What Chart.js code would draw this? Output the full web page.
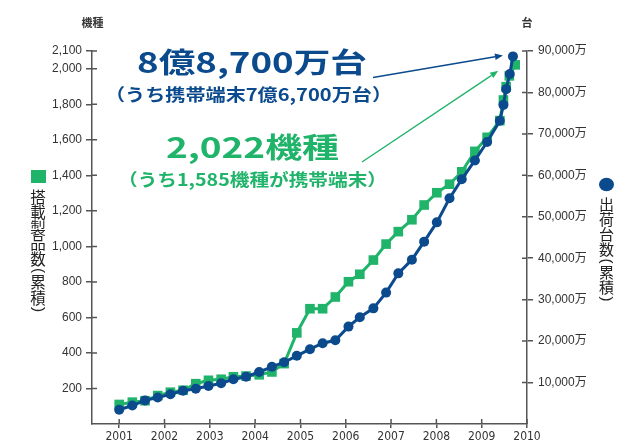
<!DOCTYPE html>
<html><head><meta charset="utf-8">
<script src="https://cdn.jsdelivr.net/npm/chart.js@4/dist/chart.umd.min.js"></script>
<style>html,body{margin:0;padding:0;background:#fff;}canvas{display:block;}</style>
</head><body>
<canvas id="c" width="638" height="445"></canvas>
<script>
// ---- data ----
const greenX = [2001.00,2001.29,2001.57,2001.85,2002.13,2002.41,2002.69,2002.97,2003.25,2003.52,2003.80,2004.09,2004.37,2004.64,2004.92,2005.21,2005.49,2005.77,2006.06,2006.31,2006.61,2006.89,2007.16,2007.46,2007.73,2008.01,2008.29,2008.56,2008.85,2009.12,2009.40,2009.48,2009.54,2009.61,2009.74];
const greenY = [110,123,131,160,179,190,227,246,252,266,270,277,293,340,513,649,649,715,801,843,923,1013,1083,1150,1233,1302,1350,1420,1535,1614,1708,1824,1899,1960,2022];
const blueX  = [2001.00,2001.29,2001.57,2001.85,2002.13,2002.41,2002.69,2002.97,2003.25,2003.52,2003.80,2004.09,2004.37,2004.64,2004.92,2005.21,2005.49,2005.77,2006.06,2006.31,2006.61,2006.89,2007.16,2007.46,2007.73,2008.01,2008.29,2008.56,2008.85,2009.12,2009.40,2009.48,2009.54,2009.62,2009.69];
const blueY  = [3450,4460,5700,6400,7170,8010,8520,9170,9850,10800,11400,12550,13800,14900,16450,18050,19500,20200,23500,25750,27900,31700,36350,39650,44000,48650,54450,59050,63600,68050,73150,77000,80800,84450,88700];
const yearTicks  = [2001,2002,2003,2004,2005,2006,2007,2008,2009,2010];
const leftTicks  = [200,400,600,800,1000,1200,1400,1600,1800,2000,2100];
const rightTicks = [10000,20000,30000,40000,50000,60000,70000,80000,90000];
const leftUnit = '機種', rightUnit = '台', rightSuffix = '万';
const greenName = '搭載製品数（累積）';
const blueName  = '出荷台数（累積）';
const blueHead = '8億8,700万台', blueSub = '（うち携帯端末7億6,700万台）';
const greenHead = '2,022機種', greenSub = '（うち1,585機種が携帯端末）';

const GREEN = '#20b36a', BLUE = '#0b4a8c', AXIS = '#555', TXT = '#333';
const CJK = "'Noto Sans CJK JP', sans-serif";
const NUM = "'Liberation Sans', Arial, 'Noto Sans CJK JP', sans-serif";

const pts = (xs, ys) => xs.map((x, i) => ({x, y: ys[i]}));

function fitText(ctx, txt, cx, cy, font, w, color) {
  ctx.save(); ctx.font = font; ctx.fillStyle = color;
  ctx.textAlign = 'center'; ctx.textBaseline = 'middle';
  const m = ctx.measureText(txt).width; const s = w / m;
  ctx.translate(cx, cy); ctx.scale(s, 1); ctx.fillText(txt, 0, 0); ctx.restore();
}
function arrow(ctx, x1, y1, x2, y2, color) {
  ctx.save(); ctx.strokeStyle = color; ctx.fillStyle = color; ctx.lineWidth = 1.4;
  const a = Math.atan2(y2 - y1, x2 - x1), L = 8, W = 3.2;
  const bx = x2 - L * Math.cos(a), by = y2 - L * Math.sin(a);
  ctx.beginPath(); ctx.moveTo(x1, y1); ctx.lineTo(bx, by); ctx.stroke();
  ctx.beginPath(); ctx.moveTo(x2, y2);
  ctx.lineTo(bx + W * Math.sin(a), by - W * Math.cos(a));
  ctx.lineTo(bx - W * Math.sin(a), by + W * Math.cos(a));
  ctx.closePath(); ctx.fill(); ctx.restore();
}
function vertText(ctx, txt, cx, top, size, color) {
  ctx.save(); ctx.fillStyle = color;
  ctx.textAlign = 'center'; ctx.textBaseline = 'middle';
  let y = top;
  for (const ch of txt) {
    const paren = (ch === '（' || ch === '）');
    if (paren) {
      const step = 8;
      ctx.save(); ctx.font = `${size}px 'Liberation Sans', sans-serif`;
      ctx.translate(cx, y + step / 2); ctx.rotate(Math.PI / 2);
      ctx.fillText(ch === '（' ? '(' : ')', 0, 0); ctx.restore();
      y += step;
    } else {
      ctx.font = `${size}px ${CJK}`;
      ctx.fillText(ch, cx, y + size / 2);
      y += size;
    }
  }
  ctx.restore();
}

const innerTicks = {
  id: 'innerTicks',
  beforeDatasetsDraw(chart) {
    const {ctx, chartArea: ca, scales} = chart;
    ctx.save(); ctx.strokeStyle = AXIS; ctx.lineWidth = 1.5; ctx.beginPath();
    scales.x.ticks.forEach(t => { const p = scales.x.getPixelForValue(t.value); ctx.moveTo(p, ca.bottom); ctx.lineTo(p, ca.bottom - 5); });
    scales.yL.ticks.forEach(t => { const p = scales.yL.getPixelForValue(t.value); ctx.moveTo(ca.left, p); ctx.lineTo(ca.left + 5, p); });
    scales.yR.ticks.forEach(t => { const p = scales.yR.getPixelForValue(t.value); ctx.moveTo(ca.right, p); ctx.lineTo(ca.right - 5, p); });
    ctx.stroke(); ctx.restore();
  }
};

const decor = {
  id: 'decor',
  afterDraw(chart) {
    const {ctx, chartArea: ca, scales} = chart;
    ctx.save(); ctx.font = `bold 11px ${CJK}`; ctx.fillStyle = TXT; ctx.textAlign = 'center'; ctx.textBaseline = 'middle';
    ctx.fillText(leftUnit, ca.left + 0.5, 23);
    ctx.fillText(rightUnit, ca.right, 23);
    ctx.restore();
    ctx.save(); ctx.fillStyle = GREEN; ctx.fillRect(31, 170, 15, 13); ctx.restore();
    vertText(ctx, greenName, 38, 189, 15.5, '#222');
    ctx.save(); ctx.fillStyle = BLUE; ctx.beginPath(); ctx.ellipse(606.5, 184.5, 7.5, 6.8, 0, 0, Math.PI * 2); ctx.fill(); ctx.restore();
    vertText(ctx, blueName, 606.5, 197, 15, '#222');
    fitText(ctx, blueHead, 252, 62, `bold 28px ${CJK}`, 230, BLUE);
    fitText(ctx, blueSub, 248.5, 94.5, `bold 17px ${CJK}`, 287, BLUE);
    fitText(ctx, greenHead, 252.5, 147, `bold 28px ${CJK}`, 173, GREEN);
    fitText(ctx, greenSub, 252.5, 180, `bold 17px ${CJK}`, 269, GREEN);
    const bx = scales.x.getPixelForValue(blueX[blueX.length - 1]);
    const by = scales.yR.getPixelForValue(blueY[blueY.length - 1]);
    arrow(ctx, 373, 77.5, bx - 10, by - 1, BLUE);
    const gx = scales.x.getPixelForValue(greenX[greenX.length - 1]);
    const gy = scales.yL.getPixelForValue(greenY[greenY.length - 1]);
    arrow(ctx, 362, 162, gx - 17, gy + 6, GREEN);
  }
};

const gridOpt = {display: true, drawOnChartArea: false, drawTicks: true, tickLength: 6, color: AXIS, lineWidth: 1.5};
const borderOpt = {display: true, color: AXIS, width: 1.5};

new Chart(document.getElementById('c'), {
  type: 'line',
  data: {
    datasets: [
      {label: blueName, data: pts(blueX, blueY), yAxisID: 'yR', order: 0,
       borderColor: BLUE, backgroundColor: BLUE, borderWidth: 3, pointStyle: 'circle', pointRadius: 5,
       pointBorderWidth: 0, tension: 0, clip: false},
      {label: greenName, data: pts(greenX, greenY), yAxisID: 'yL', order: 1,
       borderColor: GREEN, backgroundColor: GREEN, borderWidth: 3, pointStyle: 'rect', pointRadius: 6.8,
       pointBorderWidth: 0, tension: 0, clip: false}
    ]
  },
  options: {
    responsive: false, animation: false, events: [],
    layout: {padding: {top: 51, left: 0, right: 0, bottom: 0}},
    plugins: {legend: {display: false}, tooltip: {enabled: false}},
    scales: {
      x: {type: 'linear', min: 2000.4, max: 2010,
          afterBuildTicks: s => { s.ticks = yearTicks.map(v => ({value: v})); },
          afterFit: s => { s.height = 21; },
          grid: {...gridOpt, tickLength: 4}, border: borderOpt,
          ticks: {callback: v => String(v), color: TXT, padding: 2, maxRotation: 0, autoSkip: false,
                  font: {family: "'Liberation Sans Narrow', 'DejaVu Sans Condensed', 'Liberation Sans', sans-serif", size: 12}}},
      yL: {type: 'linear', position: 'left', min: 0, max: 2100,
           afterBuildTicks: s => { s.ticks = leftTicks.map(v => ({value: v})); },
           afterFit: s => { s.width = 92; },
           grid: gridOpt, border: borderOpt,
           ticks: {callback: v => v.toLocaleString('en-US'), color: TXT, padding: 4, autoSkip: false,
                   font: {family: NUM, size: 12}}},
      yR: {type: 'linear', position: 'right', min: 0, max: 90000,
           afterBuildTicks: s => { s.ticks = rightTicks.map(v => ({value: v})); },
           afterFit: s => { s.width = 111; },
           grid: gridOpt, border: borderOpt,
           ticks: {callback: v => v.toLocaleString('en-US') + rightSuffix, color: TXT, padding: 5, autoSkip: false,
                   font: {family: NUM, size: 12}}}
    }
  },
  plugins: [innerTicks, decor]
});
</script>
</body></html>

.....

◆ **WHAT TO DO**:
Your task is to reproduce exactly the lines from the start of the data above through the line containing "const pts = (xs, ys)", leaving every picture out.

◆ **RESULT OF THIS TASK**:
What Chart.js code would draw this? Output the full web page.
<!DOCTYPE html>
<html><head><meta charset="utf-8">
<script src="https://cdn.jsdelivr.net/npm/chart.js@4/dist/chart.umd.min.js"></script>
<style>html,body{margin:0;padding:0;background:#fff;}canvas{display:block;}</style>
</head><body>
<canvas id="c" width="638" height="445"></canvas>
<script>
// ---- data ----
const greenX = [2001.00,2001.29,2001.57,2001.85,2002.13,2002.41,2002.69,2002.97,2003.25,2003.52,2003.80,2004.09,2004.37,2004.64,2004.92,2005.21,2005.49,2005.77,2006.06,2006.31,2006.61,2006.89,2007.16,2007.46,2007.73,2008.01,2008.29,2008.56,2008.85,2009.12,2009.40,2009.48,2009.54,2009.61,2009.74];
const greenY = [110,123,131,160,179,190,227,246,252,266,270,277,293,340,513,649,649,715,801,843,923,1013,1083,1150,1233,1302,1350,1420,1535,1614,1708,1824,1899,1960,2022];
const blueX  = [2001.00,2001.29,2001.57,2001.85,2002.13,2002.41,2002.69,2002.97,2003.25,2003.52,2003.80,2004.09,2004.37,2004.64,2004.92,2005.21,2005.49,2005.77,2006.06,2006.31,2006.61,2006.89,2007.16,2007.46,2007.73,2008.01,2008.29,2008.56,2008.85,2009.12,2009.40,2009.48,2009.54,2009.62,2009.69];
const blueY  = [3450,4460,5700,6400,7170,8010,8520,9170,9850,10800,11400,12550,13800,14900,16450,18050,19500,20200,23500,25750,27900,31700,36350,39650,44000,48650,54450,59050,63600,68050,73150,77000,80800,84450,88700];
const yearTicks  = [2001,2002,2003,2004,2005,2006,2007,2008,2009,2010];
const leftTicks  = [200,400,600,800,1000,1200,1400,1600,1800,2000,2100];
const rightTicks = [10000,20000,30000,40000,50000,60000,70000,80000,90000];
const leftUnit = '機種', rightUnit = '台', rightSuffix = '万';
const greenName = '搭載製品数（累積）';
const blueName  = '出荷台数（累積）';
const blueHead = '8億8,700万台', blueSub = '（うち携帯端末7億6,700万台）';
const greenHead = '2,022機種', greenSub = '（うち1,585機種が携帯端末）';

const GREEN = '#20b36a', BLUE = '#0b4a8c', AXIS = '#555', TXT = '#333';
const CJK = "'Noto Sans CJK JP', sans-serif";
const NUM = "'Liberation Sans', Arial, 'Noto Sans CJK JP', sans-serif";

const pts = (xs, ys) => xs.map((x, i) => ({x, y: ys[i]}));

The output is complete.